==== Available data ====

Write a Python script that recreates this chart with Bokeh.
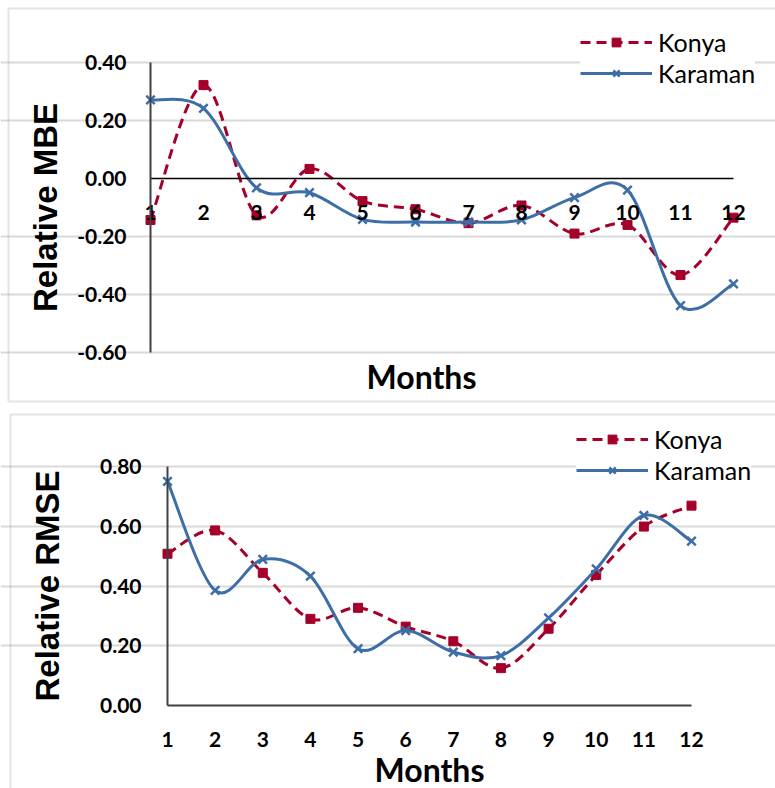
import numpy as np
from bokeh.plotting import figure
from bokeh.models import (Range1d, FixedTicker, NumeralTickFormatter, LinearAxis, Legend,
                          LegendItem, BoxAnnotation, Grid)
from bokeh.layouts import column
from bokeh.embed import file_html
from bokeh.resources import INLINE

# ---------------- data ----------------
months = list(range(1, 13))
mbe_konya = [-0.143, 0.322, -0.127, 0.033, -0.078, -0.106, -0.154, -0.093, -0.190, -0.160, -0.333, -0.135]
mbe_karaman = [0.271, 0.242, -0.032, -0.049, -0.141, -0.150, -0.150, -0.143, -0.066, -0.040, -0.438, -0.363]
rmse_konya = [0.508, 0.586, 0.444, 0.290, 0.327, 0.264, 0.215, 0.125, 0.257, 0.437, 0.599, 0.669]
rmse_karaman = [0.750, 0.385, 0.489, 0.433, 0.190, 0.251, 0.179, 0.167, 0.293, 0.457, 0.636, 0.550]
mbe_ticks = [-0.6, -0.4, -0.2, 0.0, 0.2, 0.4]
rmse_ticks = [0.0, 0.2, 0.4, 0.6, 0.8]
series_names = ["Konya", "Karaman"]

RED = "#A5002A"
BLUE = "#3E6EA7"
GRID = "#d9d9d9"
AXIS = "#404040"
TICK_FONT = "Lato"
TITLE_FONT = "Liberation Sans"
W = 775


def controls(x, y):
    """Bezier control points of a smoothed (Catmull-Rom style) line through the points."""
    x = np.asarray(x, float)
    y = np.asarray(y, float)
    n = len(x)
    xp = np.concatenate([[x[0]], x, [x[-1]]])
    yp = np.concatenate([[y[0]], y, [y[-1]]])
    cx0 = x[:-1] + (xp[2:n + 1] - xp[0:n - 1]) / 6
    cy0 = y[:-1] + (yp[2:n + 1] - yp[0:n - 1]) / 6
    cx1 = x[1:] - (xp[3:n + 2] - xp[1:n]) / 6
    cy1 = y[1:] - (yp[3:n + 2] - yp[1:n]) / 6
    return dict(x0=x[:-1], y0=y[:-1], x1=x[1:], y1=y[1:], cx0=cx0, cy0=cy0, cx1=cx1, cy1=cy1)


def base_fig(H, px_first, px_last, ylo, yhi, py_hi, py_lo):
    """Frame covers the whole canvas; ranges put month 1/12 and ylo/yhi on given pixels."""
    ux = (px_last - px_first) / (months[-1] - months[0])
    uy = (py_lo - py_hi) / (yhi - ylo)
    xr = Range1d(months[0] - px_first / ux, months[-1] + (W - px_last) / ux)
    yr = Range1d(ylo - (H - py_lo) / uy, yhi + py_hi / uy)
    p = figure(width=W, height=H, x_range=xr, y_range=yr,
               x_axis_type=None, y_axis_type=None,
               output_backend="svg", toolbar_location=None,
               min_border_left=0, min_border_right=0, min_border_top=0, min_border_bottom=0)
    p.outline_line_color = None
    p.background_fill_color = "white"
    p.border_fill_color = "white"
    return p


def style_tick_labels(ax):
    ax.major_label_text_font = TICK_FONT
    ax.major_label_text_font_size = "21px"
    ax.major_label_text_font_style = "bold"
    ax.major_label_text_color = "black"
    ax.major_tick_line_color = None
    ax.minor_tick_line_color = None


def style_title(ax, font, size):
    ax.axis_label_text_font = font
    ax.axis_label_text_font_size = size
    ax.axis_label_text_font_style = "bold"
    ax.axis_label_text_color = "black"


def add_series(p, konya, karaman):
    kc = controls(months, konya)
    kb = p.bezier(line_color=RED, line_width=3, line_dash="10 6", **kc)
    ks = p.scatter(months, konya, marker="square", size=9, fill_color=RED, line_color=RED)
    bc = controls(months, karaman)
    bb = p.bezier(line_color=BLUE, line_width=3, **bc)
    bs = p.scatter(months, karaman, marker="x", size=12, line_color=BLUE, line_width=2.5)
    return [LegendItem(label=series_names[0], renderers=[kb, ks]),
            LegendItem(label=series_names[1], renderers=[bb, bs])]


def add_legend(p, items, loc):
    lg = Legend(items=items, location=loc, orientation="vertical",
                label_text_font=TICK_FONT, label_text_font_size="25px",
                label_text_color="black", glyph_width=72, glyph_height=22,
                label_standoff=6, spacing=1, padding=5, margin=0,
                border_line_color=None, background_fill_color="white",
                background_fill_alpha=1.0)
    p.add_layout(lg)


def add_box(p, left, top, bottom):
    p.add_layout(BoxAnnotation(left=left, right=3000, top=top, bottom=bottom,
                               left_units="canvas", right_units="canvas",
                               top_units="canvas", bottom_units="canvas",
                               fill_color=None, line_color="#a6a6a6", line_width=2))


# ---------------- top panel: Relative MBE ----------------
H1 = 408
p1 = base_fig(H1, 150, 733, -0.6, 0.4, 62, 352)
add_box(p1, 8, 8, 401)
p1.add_layout(Grid(dimension=1, ticker=FixedTicker(ticks=[t for t in mbe_ticks if t != 0]),
                   bounds=(1, 12), grid_line_color=GRID, grid_line_width=2))

ya1 = LinearAxis(fixed_location=1, bounds=(-0.6, 0.4), ticker=FixedTicker(ticks=mbe_ticks),
                 formatter=NumeralTickFormatter(format="0.00"),
                 axis_label="Relative MBE", axis_line_color=AXIS, axis_line_width=2,
                 major_label_standoff=18, axis_label_standoff=10)
style_tick_labels(ya1)
style_title(ya1, TITLE_FONT, "33px")
p1.add_layout(ya1, "left")

xa1 = LinearAxis(fixed_location=0, bounds=(1, 12), ticker=FixedTicker(ticks=months),
                 axis_line_color="black", axis_line_width=1.5, major_label_standoff=20)
style_tick_labels(xa1)
p1.add_layout(xa1, "below")

# "Months" title of the top panel, under the plot area
ta1 = LinearAxis(fixed_location=-0.6, bounds=(1, 11.23), ticker=FixedTicker(ticks=[]),
                 axis_line_color=None, axis_label="Months", major_label_standoff=0,
                 axis_label_standoff=4)
style_tick_labels(ta1)
style_title(ta1, TICK_FONT, "32px")
p1.add_layout(ta1, "below")

items1 = add_series(p1, mbe_konya, mbe_karaman)
add_legend(p1, items1, (580, H1 - 88))

# ---------------- bottom panel: Relative RMSE ----------------
H2 = 380
p2 = base_fig(H2, 167, 691, 0.0, 0.8, 58, 297)
add_box(p2, 10, 6, 3000)
p2.add_layout(Grid(dimension=1, ticker=FixedTicker(ticks=[t for t in rmse_ticks if t != 0]),
                   bounds=(1, 12), grid_line_color=GRID, grid_line_width=2))

ya2 = LinearAxis(fixed_location=1, bounds=(0.0, 0.8), ticker=FixedTicker(ticks=rmse_ticks),
                 formatter=NumeralTickFormatter(format="0.00"),
                 axis_label="Relative RMSE", axis_line_color=AXIS, axis_line_width=2,
                 major_label_standoff=20, axis_label_standoff=31)
style_tick_labels(ya2)
style_title(ya2, TITLE_FONT, "33px")
p2.add_layout(ya2, "left")

xa2 = LinearAxis(fixed_location=0, bounds=(1, 12), ticker=FixedTicker(ticks=months),
                 axis_label="Months", axis_line_color=AXIS, axis_line_width=2,
                 major_label_standoff=20, axis_label_standoff=0)
style_tick_labels(xa2)
style_title(xa2, TICK_FONT, "32px")
p2.add_layout(xa2, "below")

items2 = add_series(p2, rmse_konya, rmse_karaman)
add_legend(p2, items2, (576, H2 - 77))

layout = column(p1, p2, spacing=0)
open("out.html", "w").write(file_html(layout, INLINE))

====

The request
Word for word, quote the full listing, omitting every picture.

Answer for this exercise
Write a Python script that recreates this chart with Bokeh.
import numpy as np
from bokeh.plotting import figure
from bokeh.models import (Range1d, FixedTicker, NumeralTickFormatter, LinearAxis, Legend,
                          LegendItem, BoxAnnotation, Grid)
from bokeh.layouts import column
from bokeh.embed import file_html
from bokeh.resources import INLINE

# ---------------- data ----------------
months = list(range(1, 13))
mbe_konya = [-0.143, 0.322, -0.127, 0.033, -0.078, -0.106, -0.154, -0.093, -0.190, -0.160, -0.333, -0.135]
mbe_karaman = [0.271, 0.242, -0.032, -0.049, -0.141, -0.150, -0.150, -0.143, -0.066, -0.040, -0.438, -0.363]
rmse_konya = [0.508, 0.586, 0.444, 0.290, 0.327, 0.264, 0.215, 0.125, 0.257, 0.437, 0.599, 0.669]
rmse_karaman = [0.750, 0.385, 0.489, 0.433, 0.190, 0.251, 0.179, 0.167, 0.293, 0.457, 0.636, 0.550]
mbe_ticks = [-0.6, -0.4, -0.2, 0.0, 0.2, 0.4]
rmse_ticks = [0.0, 0.2, 0.4, 0.6, 0.8]
series_names = ["Konya", "Karaman"]

RED = "#A5002A"
BLUE = "#3E6EA7"
GRID = "#d9d9d9"
AXIS = "#404040"
TICK_FONT = "Lato"
TITLE_FONT = "Liberation Sans"
W = 775


def controls(x, y):
    """Bezier control points of a smoothed (Catmull-Rom style) line through the points."""
    x = np.asarray(x, float)
    y = np.asarray(y, float)
    n = len(x)
    xp = np.concatenate([[x[0]], x, [x[-1]]])
    yp = np.concatenate([[y[0]], y, [y[-1]]])
    cx0 = x[:-1] + (xp[2:n + 1] - xp[0:n - 1]) / 6
    cy0 = y[:-1] + (yp[2:n + 1] - yp[0:n - 1]) / 6
    cx1 = x[1:] - (xp[3:n + 2] - xp[1:n]) / 6
    cy1 = y[1:] - (yp[3:n + 2] - yp[1:n]) / 6
    return dict(x0=x[:-1], y0=y[:-1], x1=x[1:], y1=y[1:], cx0=cx0, cy0=cy0, cx1=cx1, cy1=cy1)


def base_fig(H, px_first, px_last, ylo, yhi, py_hi, py_lo):
    """Frame covers the whole canvas; ranges put month 1/12 and ylo/yhi on given pixels."""
    ux = (px_last - px_first) / (months[-1] - months[0])
    uy = (py_lo - py_hi) / (yhi - ylo)
    xr = Range1d(months[0] - px_first / ux, months[-1] + (W - px_last) / ux)
    yr = Range1d(ylo - (H - py_lo) / uy, yhi + py_hi / uy)
    p = figure(width=W, height=H, x_range=xr, y_range=yr,
               x_axis_type=None, y_axis_type=None,
               output_backend="svg", toolbar_location=None,
               min_border_left=0, min_border_right=0, min_border_top=0, min_border_bottom=0)
    p.outline_line_color = None
    p.background_fill_color = "white"
    p.border_fill_color = "white"
    return p


def style_tick_labels(ax):
    ax.major_label_text_font = TICK_FONT
    ax.major_label_text_font_size = "21px"
    ax.major_label_text_font_style = "bold"
    ax.major_label_text_color = "black"
    ax.major_tick_line_color = None
    ax.minor_tick_line_color = None


def style_title(ax, font, size):
    ax.axis_label_text_font = font
    ax.axis_label_text_font_size = size
    ax.axis_label_text_font_style = "bold"
    ax.axis_label_text_color = "black"


def add_series(p, konya, karaman):
    kc = controls(months, konya)
    kb = p.bezier(line_color=RED, line_width=3, line_dash="10 6", **kc)
    ks = p.scatter(months, konya, marker="square", size=9, fill_color=RED, line_color=RED)
    bc = controls(months, karaman)
    bb = p.bezier(line_color=BLUE, line_width=3, **bc)
    bs = p.scatter(months, karaman, marker="x", size=12, line_color=BLUE, line_width=2.5)
    return [LegendItem(label=series_names[0], renderers=[kb, ks]),
            LegendItem(label=series_names[1], renderers=[bb, bs])]


def add_legend(p, items, loc):
    lg = Legend(items=items, location=loc, orientation="vertical",
                label_text_font=TICK_FONT, label_text_font_size="25px",
                label_text_color="black", glyph_width=72, glyph_height=22,
                label_standoff=6, spacing=1, padding=5, margin=0,
                border_line_color=None, background_fill_color="white",
                background_fill_alpha=1.0)
    p.add_layout(lg)


def add_box(p, left, top, bottom):
    p.add_layout(BoxAnnotation(left=left, right=3000, top=top, bottom=bottom,
                               left_units="canvas", right_units="canvas",
                               top_units="canvas", bottom_units="canvas",
                               fill_color=None, line_color="#a6a6a6", line_width=2))


# ---------------- top panel: Relative MBE ----------------
H1 = 408
p1 = base_fig(H1, 150, 733, -0.6, 0.4, 62, 352)
add_box(p1, 8, 8, 401)
p1.add_layout(Grid(dimension=1, ticker=FixedTicker(ticks=[t for t in mbe_ticks if t != 0]),
                   bounds=(1, 12), grid_line_color=GRID, grid_line_width=2))

ya1 = LinearAxis(fixed_location=1, bounds=(-0.6, 0.4), ticker=FixedTicker(ticks=mbe_ticks),
                 formatter=NumeralTickFormatter(format="0.00"),
                 axis_label="Relative MBE", axis_line_color=AXIS, axis_line_width=2,
                 major_label_standoff=18, axis_label_standoff=10)
style_tick_labels(ya1)
style_title(ya1, TITLE_FONT, "33px")
p1.add_layout(ya1, "left")

xa1 = LinearAxis(fixed_location=0, bounds=(1, 12), ticker=FixedTicker(ticks=months),
                 axis_line_color="black", axis_line_width=1.5, major_label_standoff=20)
style_tick_labels(xa1)
p1.add_layout(xa1, "below")

# "Months" title of the top panel, under the plot area
ta1 = LinearAxis(fixed_location=-0.6, bounds=(1, 11.23), ticker=FixedTicker(ticks=[]),
                 axis_line_color=None, axis_label="Months", major_label_standoff=0,
                 axis_label_standoff=4)
style_tick_labels(ta1)
style_title(ta1, TICK_FONT, "32px")
p1.add_layout(ta1, "below")

items1 = add_series(p1, mbe_konya, mbe_karaman)
add_legend(p1, items1, (580, H1 - 88))

# ---------------- bottom panel: Relative RMSE ----------------
H2 = 380
p2 = base_fig(H2, 167, 691, 0.0, 0.8, 58, 297)
add_box(p2, 10, 6, 3000)
p2.add_layout(Grid(dimension=1, ticker=FixedTicker(ticks=[t for t in rmse_ticks if t != 0]),
                   bounds=(1, 12), grid_line_color=GRID, grid_line_width=2))

ya2 = LinearAxis(fixed_location=1, bounds=(0.0, 0.8), ticker=FixedTicker(ticks=rmse_ticks),
                 formatter=NumeralTickFormatter(format="0.00"),
                 axis_label="Relative RMSE", axis_line_color=AXIS, axis_line_width=2,
                 major_label_standoff=20, axis_label_standoff=31)
style_tick_labels(ya2)
style_title(ya2, TITLE_FONT, "33px")
p2.add_layout(ya2, "left")

xa2 = LinearAxis(fixed_location=0, bounds=(1, 12), ticker=FixedTicker(ticks=months),
                 axis_label="Months", axis_line_color=AXIS, axis_line_width=2,
                 major_label_standoff=20, axis_label_standoff=0)
style_tick_labels(xa2)
style_title(xa2, TICK_FONT, "32px")
p2.add_layout(xa2, "below")

items2 = add_series(p2, rmse_konya, rmse_karaman)
add_legend(p2, items2, (576, H2 - 77))

layout = column(p1, p2, spacing=0)
open("out.html", "w").write(file_html(layout, INLINE))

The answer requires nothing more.